Athelstan was the first king of all the English and grandson of Alfred the Great. He reigned between 925 and 939 and was a distinguished and courageous soldier who pushed the boundaries of the kingdom further than anyone had done before.
In the year 926 A.D., the legendary Grand Assembly at York, was said to have been held by King Athelstan’s half brother Prince Edwin, wherein the great traditions of symbolic and operative masonry were constituted, revived, or organized, and a new code of laws for the governing of the Craft instituted.
Under Athelstan, law codes strengthened royal control over his large kingdom. Currency was regulated to control silver’s weight and to penalise fraudsters. Buying and selling was largely confined to the burghs, encouraging town life. Areas of settlement were consolidated into shires.
Athelstan died in 939 at the height of his power, and was buried in Malmesbury Abbey.

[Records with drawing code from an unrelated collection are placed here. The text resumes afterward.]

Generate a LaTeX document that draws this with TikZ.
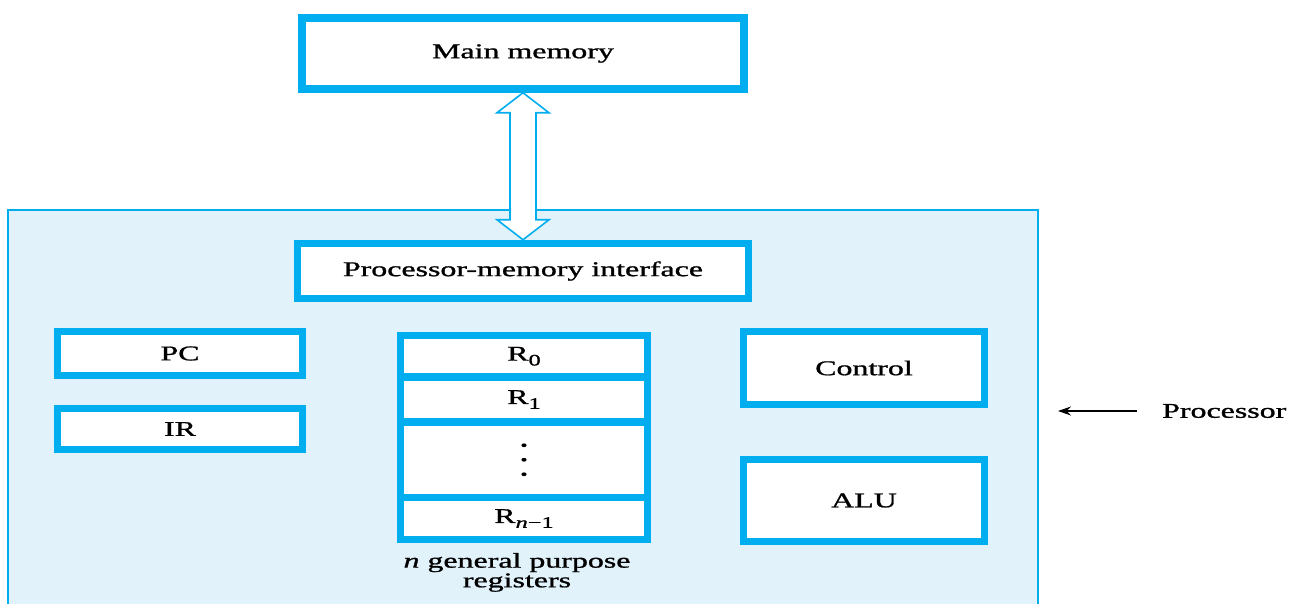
\documentclass[tikz,border=0pt]{standalone}
\usepackage{fontspec}
\setmainfont{Liberation Serif}[FakeBold=0.9]
\usetikzlibrary{arrows.meta,calc}
\definecolor{cyanline}{HTML}{00AEEF}
\definecolor{procfill}{HTML}{E1F2FB}
\newcommand\wtxt[1]{\scalebox{1.52}[1]{#1}}
\newcommand\rsub[1]{\raisebox{-0.5ex}{\fontsize{16}{16}\selectfont #1}}
\tikzset{
  unitbox/.style={draw=cyanline, line width=7.5pt, fill=white, inner sep=0pt,
    font=\fontsize{21}{19}\selectfont},
  regcell/.style={unitbox, minimum width=247pt},
  plain/.style={inner sep=0pt, font=\fontsize{21}{19}\selectfont},
  busarrow/.style={draw=cyanline, line width=1.6pt, fill=white, line join=miter},
}
\begin{document}
\begin{tikzpicture}[x=1pt,y=-1pt]
  \useasboundingbox (0,0) rectangle (1299,603);

  % processor area
  \fill[procfill] (8,210) rectangle (1038,610);
  \draw[cyanline, line width=1.3pt] (8,610) -- (8,210) -- (1038,210) -- (1038,610);

  % memory and interface
  \node[unitbox, minimum width=442pt, minimum height=71pt] (mm) at (523,53.5) {\wtxt{Main memory}};
  \node[unitbox, minimum width=451pt, minimum height=55pt] (pmi) at (523,271) {\wtxt{Processor-memory interface}};

  % bidirectional bus between them
  \path[busarrow] (mm.south) -- ($(mm.south)+(26,20)$) -- ($(mm.south)+(13,20)$)
      -- ($(pmi.north)+(13,-20)$) -- ($(pmi.north)+(26,-20)$) -- (pmi.north)
      -- ($(pmi.north)+(-26,-20)$) -- ($(pmi.north)+(-13,-20)$)
      -- ($(mm.south)+(-13,20)$) -- ($(mm.south)+(-26,20)$) -- cycle;

  % special registers
  \node[unitbox, minimum width=245pt, minimum height=44pt] (pc) at (180,353.5) {\wtxt{PC}};
  \node[unitbox, minimum width=245pt, minimum height=41pt] (ir) at (180,429) {\wtxt{IR}};

  % general purpose register file
  \node[regcell, minimum height=41.5pt] (r0) at (524,356.25) {\wtxt{R\rsub{0}}};
  \node[regcell, minimum height=45pt] (r1) at (524,399.5) {\wtxt{R\rsub{1}}};
  \node[regcell, minimum height=75.5pt] (rdots) at (524,459.75) {};
  \node[regcell, minimum height=42pt] (rn) at (524,518.5) {\wtxt{R\rsub{\textit{n}−1}}};
  \foreach \dy in {-14.5,0,14.5}
    \fill ($(rdots.center)+(0,\dy)$) ellipse (2.6pt and 1.9pt);
  \node[plain] (gplabel) at (517,573) {\wtxt{\begin{tabular}{@{}c@{}}\textit{n} general purpose\\registers\end{tabular}}};

  % control and ALU
  \node[unitbox, minimum width=241pt, minimum height=73pt] (ctrl) at (864,368) {\wtxt{Control}};
  \node[unitbox, minimum width=241pt, minimum height=82pt] (alu) at (864,500.5) {\wtxt{ALU}};

  % processor label
  \node[plain, anchor=west] (proc) at (1162,411) {\wtxt{Processor}};
  \coordinate (ptip) at (1058,411);
  \draw[line width=1.3pt, -{Stealth[length=13pt,width=9pt]}, shorten <=25pt] (proc.west) -- (ptip);
\end{tikzpicture}
\end{document}
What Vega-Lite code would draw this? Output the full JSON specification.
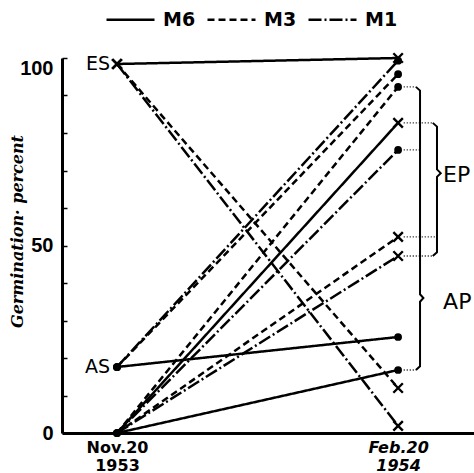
{
  "$schema": "https://vega.github.io/schema/vega-lite/v6.json",
  "width": 412,
  "height": 375,
  "autosize": "none",
  "padding": {"left": 62, "top": 58, "right": 0, "bottom": 40},
  "background": "white",
  "config": {"view": {"stroke": null}, "axis": {"grid": false}},
  "datasets": {
    "lines": [
      {"id": "ES-M6", "g": "ES", "series": "M6", "t": 0, "v": 98.4},
      {"id": "ES-M6", "g": "ES", "series": "M6", "t": 3, "v": 100},
      {"id": "ES-M3", "g": "ES", "series": "M3", "t": 0, "v": 98.4},
      {"id": "ES-M3", "g": "ES", "series": "M3", "t": 3, "v": 12},
      {"id": "ES-M1", "g": "ES", "series": "M1", "t": 0, "v": 98.4},
      {"id": "ES-M1", "g": "ES", "series": "M1", "t": 3, "v": 1.9},
      {"id": "AS-M6", "g": "AS", "series": "M6", "t": 0, "v": 17.6},
      {"id": "AS-M6", "g": "AS", "series": "M6", "t": 3, "v": 25.6},
      {"id": "AS-M3", "g": "AS", "series": "M3", "t": 0, "v": 17.6},
      {"id": "AS-M3", "g": "AS", "series": "M3", "t": 3, "v": 95.7},
      {"id": "AS-M1", "g": "AS", "series": "M1", "t": 0, "v": 17.6},
      {"id": "AS-M1", "g": "AS", "series": "M1", "t": 3, "v": 99.3},
      {"id": "EP-M6", "g": "EP", "series": "M6", "t": 0, "v": 0},
      {"id": "EP-M6", "g": "EP", "series": "M6", "t": 3, "v": 82.7},
      {"id": "EP-M3", "g": "EP", "series": "M3", "t": 0, "v": 0},
      {"id": "EP-M3", "g": "EP", "series": "M3", "t": 3, "v": 52.3},
      {"id": "EP-M1", "g": "EP", "series": "M1", "t": 0, "v": 0},
      {"id": "EP-M1", "g": "EP", "series": "M1", "t": 3, "v": 47.2},
      {"id": "AP-M6", "g": "AP", "series": "M6", "t": 0, "v": 0},
      {"id": "AP-M6", "g": "AP", "series": "M6", "t": 3, "v": 16.8},
      {"id": "AP-M3", "g": "AP", "series": "M3", "t": 0, "v": 0},
      {"id": "AP-M3", "g": "AP", "series": "M3", "t": 3, "v": 92.3},
      {"id": "AP-M1", "g": "AP", "series": "M1", "t": 0, "v": 0},
      {"id": "AP-M1", "g": "AP", "series": "M1", "t": 3, "v": 75.5}
    ],
    "brackets": [
      {"b": "AP", "i": 0, "t": 3.19, "v": 92.3},
      {"b": "AP", "i": 1, "t": 3.234, "v": 91.3},
      {"b": "AP", "i": 2, "t": 3.234, "v": 37},
      {"b": "AP", "i": 3, "t": 3.27, "v": 36},
      {"b": "AP", "i": 4, "t": 3.234, "v": 35},
      {"b": "AP", "i": 5, "t": 3.234, "v": 17.8},
      {"b": "AP", "i": 6, "t": 3.19, "v": 16.8},
      {"b": "EP", "i": 0, "t": 3.37, "v": 82.7},
      {"b": "EP", "i": 1, "t": 3.415, "v": 81.7},
      {"b": "EP", "i": 2, "t": 3.415, "v": 70.3},
      {"b": "EP", "i": 3, "t": 3.455, "v": 69.3},
      {"b": "EP", "i": 4, "t": 3.415, "v": 68.3},
      {"b": "EP", "i": 5, "t": 3.415, "v": 48.2},
      {"b": "EP", "i": 6, "t": 3.37, "v": 47.2}
    ],
    "leaders": [
      {"v": 92.3, "t": 3.06, "t2": 3.19},
      {"v": 75.5, "t": 3.06, "t2": 3.234},
      {"v": 16.8, "t": 3.06, "t2": 3.19},
      {"v": 82.7, "t": 3.06, "t2": 3.37},
      {"v": 52.3, "t": 3.06, "t2": 3.415},
      {"v": 47.2, "t": 3.06, "t2": 3.37}
    ],
    "startLabels": [
      {"label": "ES", "t": 0, "v": 98.4},
      {"label": "AS", "t": 0, "v": 17.6}
    ],
    "groupLabels": [
      {"label": "EP", "t": 3.48, "v": 68.8},
      {"label": "AP", "t": 3.48, "v": 35}
    ]
  },
  "encoding": {
    "x": {
      "field": "t", "type": "quantitative",
      "scale": {"domain": [-0.587, 3.81], "nice": false, "zero": false},
      "axis": {
        "values": [0, 3], "title": null, "ticks": false,
        "domainColor": "black", "domainWidth": 3,
        "labelExpr": "datum.value == 0 ? ['Nov.20','1953'] : ['Feb.20','1954']",
        "labelFont": "DejaVu Sans", "labelFontWeight": "bold", "labelFontSize": 16,
        "labelColor": "black", "labelLineHeight": 18, "labelPadding": 6,
        "labelBaseline": "top",
        "labelFontStyle": {"condition": {"test": "datum.value == 3", "value": "italic"}, "value": "normal"}
      }
    },
    "y": {
      "field": "v", "type": "quantitative",
      "scale": {"domain": [0, 100], "nice": false},
      "axis": {
        "values": [0, 10, 20, 30, 40, 50, 60, 70, 80, 90, 100],
        "labelExpr": "datum.value % 50 == 0 ? datum.label : ''",
        "title": "Germination· percent",
        "tickSize": -5, "tickWidth": 1.5, "tickColor": "black",
        "labelPadding": 14, "domainWidth": 3, "domainColor": "black",
        "labelFont": "Liberation Sans Narrow, Liberation Sans", "labelFontWeight": "bold",
        "labelFontSize": 20, "labelColor": "black",
        "labelBaseline": {"condition": {"test": "datum.value == 100", "value": "top"}, "value": "middle"},
        "titleFont": "DejaVu Serif", "titleFontStyle": "italic", "titleFontWeight": "bold",
        "titleFontSize": 16, "titleColor": "black",
        "titleX": -45, "titleY": 173, "titleAngle": -90,
        "titleAlign": "center", "titleBaseline": "middle"
      }
    }
  },
  "layer": [
    {
      "data": {"name": "lines"},
      "mark": {"type": "line", "stroke": "black", "strokeWidth": 2.5},
      "encoding": {
        "detail": {"field": "id"},
        "strokeDash": {
          "field": "series", "type": "nominal",
          "scale": {"domain": ["M6", "M3", "M1"], "range": [[1, 0], [7, 4], [13, 3, 2, 3]]},
          "legend": {
            "title": null, "orient": "none", "legendX": 43, "legendY": -64,
            "direction": "horizontal", "symbolType": "stroke", "symbolSize": 2304,
            "symbolStrokeWidth": 2.5, "symbolStrokeColor": "black",
            "labelFont": "DejaVu Sans", "labelFontWeight": "bold", "labelFontSize": 19,
            "labelColor": "black", "labelOffset": 7, "columnPadding": 6, "padding": 0
          }
        }
      }
    },
    {
      "data": {"name": "brackets"},
      "mark": {"type": "line", "stroke": "black", "strokeWidth": 2},
      "encoding": {"detail": {"field": "b"}, "order": {"field": "i", "type": "quantitative"}}
    },
    {
      "data": {"name": "leaders"},
      "mark": {"type": "rule", "stroke": "black", "strokeWidth": 1.3, "strokeDash": [1, 2]},
      "encoding": {"x2": {"field": "t2"}}
    },
    {
      "data": {"name": "lines"},
      "transform": [{"filter": "datum.g == 'ES' || (datum.g == 'EP' && datum.t == 3)"}],
      "mark": {"type": "point", "shape": "M-1,-1L1,1M1,-1L-1,1", "filled": false, "stroke": "black", "strokeWidth": 2.4, "size": 90, "opacity": 1},
      "encoding": {}
    },
    {
      "data": {"name": "lines"},
      "transform": [{"filter": "datum.g == 'AS' || datum.g == 'AP'"}],
      "mark": {"type": "point", "shape": "circle", "filled": true, "fill": "black", "size": 60, "opacity": 1},
      "encoding": {}
    },
    {
      "data": {"name": "startLabels"},
      "mark": {"type": "text", "align": "right", "baseline": "middle", "dx": -7, "font": "DejaVu Sans", "fontSize": 19, "fill": "black"},
      "encoding": {"text": {"field": "label"}}
    },
    {
      "data": {"name": "groupLabels"},
      "mark": {"type": "text", "align": "left", "baseline": "middle", "font": "DejaVu Sans", "fontSize": 22, "fill": "black"},
      "encoding": {"text": {"field": "label"}}
    }
  ]
}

He had been an ardent supporter and endower of the Abbey, and it is fitting that he should be buried there, although in subsequent years the body was removed and only a 14th century tomb remains.
Athelstan was known to be a great supporter of the Craft known as masonry and this is well documented in the Regius Manuscript (or Halliwell manuscript) of 1390, the Cooke MS of 1450 and the Lansdowne Manuscript, dated 1590 to name but a few.